Beginning in 1998, Rivera traveled throughout Latin America, Africa and Asia to establish 30 filter microenterprises in Guatemala, Honduras, Mexico, Cambodia, Bangladesh, Ghana, Nigeria, El Salvador, the Darfur region of Sudan, Myanmar and other countries. These factories have produced over 300,000 filters, and the filters are used by about 1.5 million people to date. An additional 13 filter workshops are scheduled to begin operating by the end of next year.

The filter has been cited by the United Nations’ Appropriate Technology Handbook, and tens of thousands of filters have been distributed worldwide by organizations such as International Federation of the Red Cross and Red Crescent, Doctors Without Borders, UNICEF, Plan International, Project Concern International, International Development Enterprises, Oxfam and USAID.

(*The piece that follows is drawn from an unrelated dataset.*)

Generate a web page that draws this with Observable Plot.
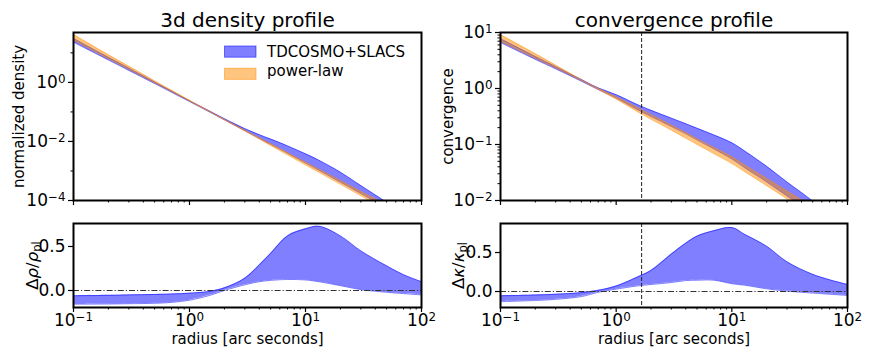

Rivera wanted to share this Guatemalan invention with the world and posted his experience in manufacturing ceramic pot filters in painstaking detail, on the Internet.

==Written work==
Ron Rivera, Lynette Yetter, Jeff Rogers and Reid Harvey co-authored the paper, "A Sustainable Ceramic Water Filter for Household Purification," which Lynette Yetter presented at a NSF Conference in 2000.

==Legacy==
Rivera's filters were included in an exhibition at the Cooper-Hewitt National Design Museum called "Design for the Other 90 Percent."

Rivera died in Managua, Nicaragua on September 3, 2008, after contracting falciparum malaria while working in Nigeria. A memorial service held in Managua on September 6 at the Universidad Centroamericana was attended by hundreds, including scores of local potters. During his stay in Nigeria he worked endlessly to put together a ceramic water filter factory.